(Provided data)
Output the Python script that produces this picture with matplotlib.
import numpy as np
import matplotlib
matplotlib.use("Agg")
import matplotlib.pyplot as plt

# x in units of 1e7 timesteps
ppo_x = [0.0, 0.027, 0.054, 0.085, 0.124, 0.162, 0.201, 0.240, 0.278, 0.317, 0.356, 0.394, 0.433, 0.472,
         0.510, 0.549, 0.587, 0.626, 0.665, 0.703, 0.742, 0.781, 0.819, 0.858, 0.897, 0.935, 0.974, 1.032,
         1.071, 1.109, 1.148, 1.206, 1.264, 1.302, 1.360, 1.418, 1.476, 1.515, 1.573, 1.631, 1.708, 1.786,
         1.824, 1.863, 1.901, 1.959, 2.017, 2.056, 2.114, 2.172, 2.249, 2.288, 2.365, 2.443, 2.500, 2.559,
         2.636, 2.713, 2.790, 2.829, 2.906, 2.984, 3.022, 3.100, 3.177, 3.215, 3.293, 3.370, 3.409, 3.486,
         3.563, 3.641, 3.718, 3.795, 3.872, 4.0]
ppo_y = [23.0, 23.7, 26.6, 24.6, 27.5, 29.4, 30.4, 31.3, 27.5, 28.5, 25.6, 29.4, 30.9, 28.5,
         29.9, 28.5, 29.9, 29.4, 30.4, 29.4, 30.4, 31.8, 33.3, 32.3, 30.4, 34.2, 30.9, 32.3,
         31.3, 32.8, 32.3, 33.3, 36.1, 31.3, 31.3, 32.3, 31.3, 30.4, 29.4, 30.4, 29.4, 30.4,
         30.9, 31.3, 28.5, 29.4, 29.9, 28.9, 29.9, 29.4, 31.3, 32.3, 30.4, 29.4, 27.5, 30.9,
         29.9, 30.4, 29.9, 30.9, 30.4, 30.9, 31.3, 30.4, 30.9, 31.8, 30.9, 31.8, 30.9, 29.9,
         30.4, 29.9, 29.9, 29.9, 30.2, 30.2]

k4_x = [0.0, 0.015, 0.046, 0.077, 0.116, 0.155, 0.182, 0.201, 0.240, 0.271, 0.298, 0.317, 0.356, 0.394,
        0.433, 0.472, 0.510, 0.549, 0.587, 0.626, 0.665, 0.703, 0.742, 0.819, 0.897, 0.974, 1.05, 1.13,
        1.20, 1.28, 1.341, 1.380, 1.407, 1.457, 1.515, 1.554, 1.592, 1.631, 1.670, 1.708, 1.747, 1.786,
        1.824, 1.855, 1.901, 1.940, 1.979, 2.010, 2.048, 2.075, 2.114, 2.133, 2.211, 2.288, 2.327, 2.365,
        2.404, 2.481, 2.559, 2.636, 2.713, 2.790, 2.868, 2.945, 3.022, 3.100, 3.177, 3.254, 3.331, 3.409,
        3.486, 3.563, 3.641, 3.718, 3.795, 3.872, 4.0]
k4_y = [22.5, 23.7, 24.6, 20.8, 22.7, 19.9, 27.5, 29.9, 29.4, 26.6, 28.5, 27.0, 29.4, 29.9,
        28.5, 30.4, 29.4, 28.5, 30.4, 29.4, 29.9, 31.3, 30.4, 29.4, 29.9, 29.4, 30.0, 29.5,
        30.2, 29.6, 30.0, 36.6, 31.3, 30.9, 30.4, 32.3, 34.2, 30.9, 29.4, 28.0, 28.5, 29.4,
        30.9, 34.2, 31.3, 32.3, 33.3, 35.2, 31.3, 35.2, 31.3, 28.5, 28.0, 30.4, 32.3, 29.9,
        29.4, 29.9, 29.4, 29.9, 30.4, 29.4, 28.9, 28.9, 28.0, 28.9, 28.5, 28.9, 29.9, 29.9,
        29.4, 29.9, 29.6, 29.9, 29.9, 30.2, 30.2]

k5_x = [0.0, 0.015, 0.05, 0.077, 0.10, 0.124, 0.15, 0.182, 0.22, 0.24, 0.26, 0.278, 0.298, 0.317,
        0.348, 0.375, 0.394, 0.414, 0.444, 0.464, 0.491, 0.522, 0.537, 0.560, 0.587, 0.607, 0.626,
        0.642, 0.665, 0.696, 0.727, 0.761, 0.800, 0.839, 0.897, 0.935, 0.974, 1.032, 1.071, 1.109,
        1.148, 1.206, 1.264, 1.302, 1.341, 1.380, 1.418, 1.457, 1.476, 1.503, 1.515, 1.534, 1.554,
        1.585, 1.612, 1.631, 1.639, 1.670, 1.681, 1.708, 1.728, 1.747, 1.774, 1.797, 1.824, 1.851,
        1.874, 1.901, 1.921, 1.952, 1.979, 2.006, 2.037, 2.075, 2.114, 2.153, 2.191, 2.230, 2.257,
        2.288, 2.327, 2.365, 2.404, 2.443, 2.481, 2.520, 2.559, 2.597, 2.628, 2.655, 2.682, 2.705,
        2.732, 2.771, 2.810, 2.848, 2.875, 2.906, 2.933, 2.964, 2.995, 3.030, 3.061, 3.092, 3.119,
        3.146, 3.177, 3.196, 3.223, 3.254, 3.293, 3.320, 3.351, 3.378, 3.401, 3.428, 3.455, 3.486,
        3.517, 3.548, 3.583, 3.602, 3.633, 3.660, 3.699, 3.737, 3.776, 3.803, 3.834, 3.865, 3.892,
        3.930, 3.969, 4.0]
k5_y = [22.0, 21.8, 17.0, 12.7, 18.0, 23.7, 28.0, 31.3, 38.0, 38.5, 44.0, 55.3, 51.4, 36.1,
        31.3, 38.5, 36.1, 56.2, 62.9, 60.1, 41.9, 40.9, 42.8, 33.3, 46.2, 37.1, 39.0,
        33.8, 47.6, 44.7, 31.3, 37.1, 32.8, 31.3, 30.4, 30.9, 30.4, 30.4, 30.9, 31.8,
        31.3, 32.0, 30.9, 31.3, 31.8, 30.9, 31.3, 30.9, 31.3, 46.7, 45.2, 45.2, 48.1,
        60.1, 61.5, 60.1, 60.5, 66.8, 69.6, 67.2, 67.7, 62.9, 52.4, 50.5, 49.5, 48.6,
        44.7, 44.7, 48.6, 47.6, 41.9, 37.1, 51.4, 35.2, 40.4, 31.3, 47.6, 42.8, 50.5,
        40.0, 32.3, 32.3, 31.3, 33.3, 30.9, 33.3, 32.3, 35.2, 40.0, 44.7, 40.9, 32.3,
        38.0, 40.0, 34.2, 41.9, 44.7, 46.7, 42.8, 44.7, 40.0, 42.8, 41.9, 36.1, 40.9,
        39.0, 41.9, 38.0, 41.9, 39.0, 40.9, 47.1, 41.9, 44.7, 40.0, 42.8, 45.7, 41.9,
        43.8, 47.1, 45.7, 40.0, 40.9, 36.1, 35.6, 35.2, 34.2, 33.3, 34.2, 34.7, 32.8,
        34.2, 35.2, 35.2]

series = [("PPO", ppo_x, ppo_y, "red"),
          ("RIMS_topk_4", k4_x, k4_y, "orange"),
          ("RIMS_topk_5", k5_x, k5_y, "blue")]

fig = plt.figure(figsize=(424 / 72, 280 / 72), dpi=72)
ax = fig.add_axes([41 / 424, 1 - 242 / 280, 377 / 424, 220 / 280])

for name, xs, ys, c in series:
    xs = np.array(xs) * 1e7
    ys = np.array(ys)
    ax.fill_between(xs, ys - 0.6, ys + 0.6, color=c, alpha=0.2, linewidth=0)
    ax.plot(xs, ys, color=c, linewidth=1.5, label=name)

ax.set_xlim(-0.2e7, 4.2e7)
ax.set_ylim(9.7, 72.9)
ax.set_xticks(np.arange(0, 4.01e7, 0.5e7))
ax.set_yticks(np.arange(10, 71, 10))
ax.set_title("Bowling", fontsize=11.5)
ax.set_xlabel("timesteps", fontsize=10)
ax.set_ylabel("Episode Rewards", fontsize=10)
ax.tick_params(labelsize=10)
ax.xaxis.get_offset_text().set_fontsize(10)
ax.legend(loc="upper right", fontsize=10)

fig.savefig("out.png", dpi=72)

(Your goal)
Count every line above that holds the word "matplotlib", and state the number and nothing more.

(Solution)
4